» **OBJECTIVE**
Reproduce the listing word for word. Skip any image.

» **GIVEN DATA**
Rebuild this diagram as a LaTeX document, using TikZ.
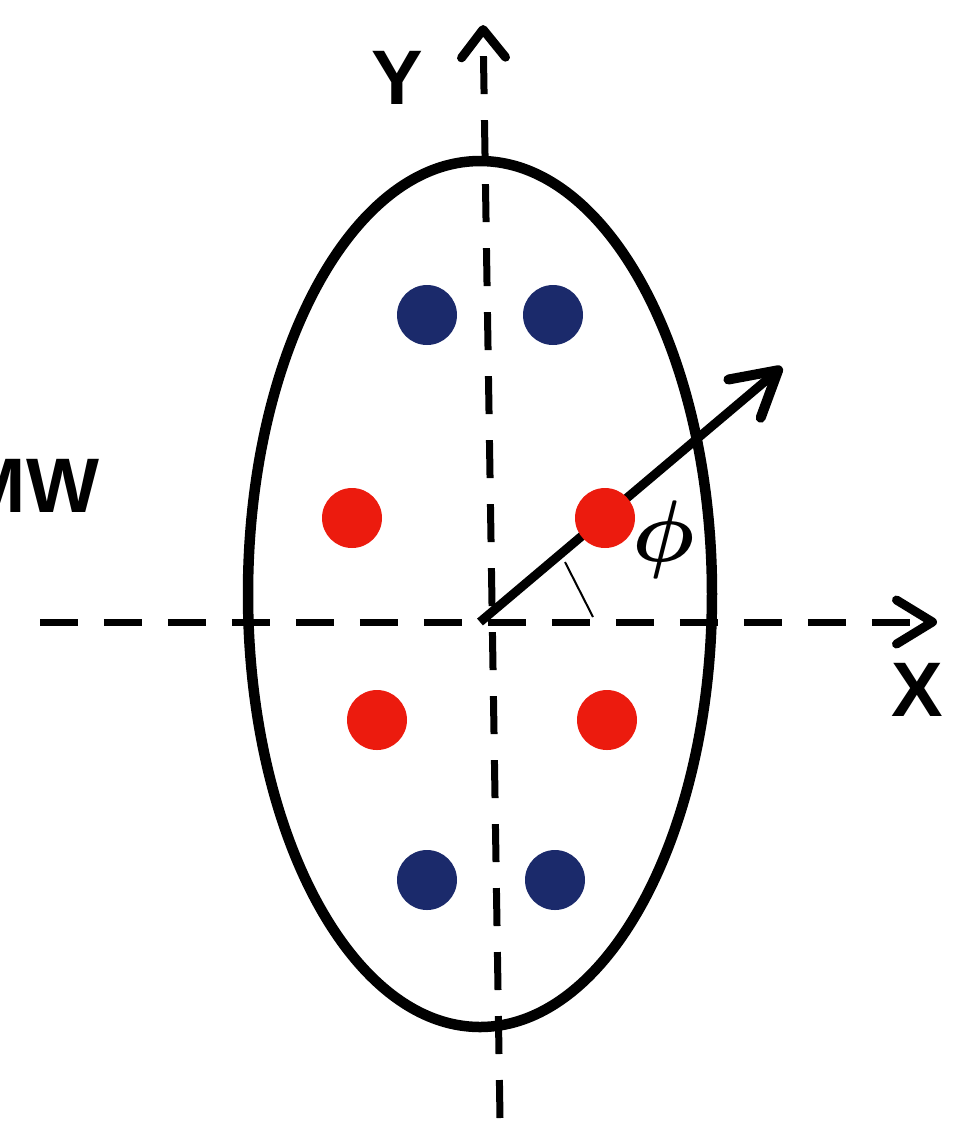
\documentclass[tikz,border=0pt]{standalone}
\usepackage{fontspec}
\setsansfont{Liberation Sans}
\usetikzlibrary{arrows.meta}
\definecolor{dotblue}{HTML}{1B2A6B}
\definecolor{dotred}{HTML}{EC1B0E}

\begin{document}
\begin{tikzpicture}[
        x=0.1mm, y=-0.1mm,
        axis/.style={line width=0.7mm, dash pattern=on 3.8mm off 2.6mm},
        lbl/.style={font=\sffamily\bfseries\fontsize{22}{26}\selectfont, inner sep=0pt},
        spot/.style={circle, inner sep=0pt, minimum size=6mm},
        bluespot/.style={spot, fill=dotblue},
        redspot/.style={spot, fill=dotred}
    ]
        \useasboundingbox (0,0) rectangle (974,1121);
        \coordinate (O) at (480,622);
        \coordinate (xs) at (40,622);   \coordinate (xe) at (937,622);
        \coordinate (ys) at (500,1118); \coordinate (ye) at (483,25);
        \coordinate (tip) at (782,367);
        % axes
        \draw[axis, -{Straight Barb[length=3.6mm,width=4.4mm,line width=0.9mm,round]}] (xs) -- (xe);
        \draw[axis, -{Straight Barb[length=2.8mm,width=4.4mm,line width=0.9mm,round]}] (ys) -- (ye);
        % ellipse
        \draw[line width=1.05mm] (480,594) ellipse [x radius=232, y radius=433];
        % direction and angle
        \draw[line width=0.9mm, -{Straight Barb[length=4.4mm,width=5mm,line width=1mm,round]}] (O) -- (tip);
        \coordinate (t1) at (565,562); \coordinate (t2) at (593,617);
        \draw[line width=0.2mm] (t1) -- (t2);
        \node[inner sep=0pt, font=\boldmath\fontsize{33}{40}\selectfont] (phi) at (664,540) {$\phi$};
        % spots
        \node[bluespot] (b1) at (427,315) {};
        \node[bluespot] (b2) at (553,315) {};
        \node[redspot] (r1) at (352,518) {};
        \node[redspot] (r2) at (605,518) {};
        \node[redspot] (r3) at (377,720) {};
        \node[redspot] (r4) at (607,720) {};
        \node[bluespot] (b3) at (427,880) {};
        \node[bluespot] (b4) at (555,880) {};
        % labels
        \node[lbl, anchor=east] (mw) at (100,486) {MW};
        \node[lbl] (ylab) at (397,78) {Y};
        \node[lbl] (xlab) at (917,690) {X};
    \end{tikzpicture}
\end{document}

» **OUTPUT OF THE TASK**
Rebuild this diagram as a LaTeX document, using TikZ.
\documentclass[tikz,border=0pt]{standalone}
\usepackage{fontspec}
\setsansfont{Liberation Sans}
\usetikzlibrary{arrows.meta}
\definecolor{dotblue}{HTML}{1B2A6B}
\definecolor{dotred}{HTML}{EC1B0E}

\begin{document}
\begin{tikzpicture}[
        x=0.1mm, y=-0.1mm,
        axis/.style={line width=0.7mm, dash pattern=on 3.8mm off 2.6mm},
        lbl/.style={font=\sffamily\bfseries\fontsize{22}{26}\selectfont, inner sep=0pt},
        spot/.style={circle, inner sep=0pt, minimum size=6mm},
        bluespot/.style={spot, fill=dotblue},
        redspot/.style={spot, fill=dotred}
    ]
        \useasboundingbox (0,0) rectangle (974,1121);
        \coordinate (O) at (480,622);
        \coordinate (xs) at (40,622);   \coordinate (xe) at (937,622);
        \coordinate (ys) at (500,1118); \coordinate (ye) at (483,25);
        \coordinate (tip) at (782,367);
        % axes
        \draw[axis, -{Straight Barb[length=3.6mm,width=4.4mm,line width=0.9mm,round]}] (xs) -- (xe);
        \draw[axis, -{Straight Barb[length=2.8mm,width=4.4mm,line width=0.9mm,round]}] (ys) -- (ye);
        % ellipse
        \draw[line width=1.05mm] (480,594) ellipse [x radius=232, y radius=433];
        % direction and angle
        \draw[line width=0.9mm, -{Straight Barb[length=4.4mm,width=5mm,line width=1mm,round]}] (O) -- (tip);
        \coordinate (t1) at (565,562); \coordinate (t2) at (593,617);
        \draw[line width=0.2mm] (t1) -- (t2);
        \node[inner sep=0pt, font=\boldmath\fontsize{33}{40}\selectfont] (phi) at (664,540) {$\phi$};
        % spots
        \node[bluespot] (b1) at (427,315) {};
        \node[bluespot] (b2) at (553,315) {};
        \node[redspot] (r1) at (352,518) {};
        \node[redspot] (r2) at (605,518) {};
        \node[redspot] (r3) at (377,720) {};
        \node[redspot] (r4) at (607,720) {};
        \node[bluespot] (b3) at (427,880) {};
        \node[bluespot] (b4) at (555,880) {};
        % labels
        \node[lbl, anchor=east] (mw) at (100,486) {MW};
        \node[lbl] (ylab) at (397,78) {Y};
        \node[lbl] (xlab) at (917,690) {X};
    \end{tikzpicture}
\end{document}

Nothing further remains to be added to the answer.